A few inscriptions appear carved into stones on Easter Island, and there are 26 wooden objects with texts in Rongorongo on them that were collected on the island during the 19th century. They are now in museums and private collections around the world. Only half of the texts are in good condition and are believed to be authentic. According to oral tradition the script was also written on banana leaves with obsidian flakes or small shark teeth, however no examples survive.
The name Rongorongo means "to recite, to declaim, to chant out" in Rapa Nui, the native language of Easter Island. This possibly comes from the expression kohau motu mo rongorongo (lines incised for chanting out).
It is not known when Rongorongo was invented or by whom.
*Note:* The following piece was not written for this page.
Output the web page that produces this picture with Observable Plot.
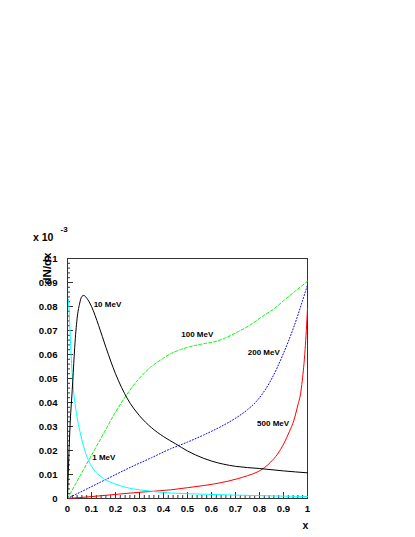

A few of the wooden tablets with inscriptions in have been dated, and the oldest dates back to the early 17th century.
Rongorongo was used until the 1860s, after which knowledge of the script was lost. However during the 1880s a group of elders devised a version of the script called ta'u to decorate carvings to make them more valuable.
Nowadays most Easter Islanders write in Spanish using the Latin alphabet though a few write their own language, Rapa Nui, also with the Latin alphabet.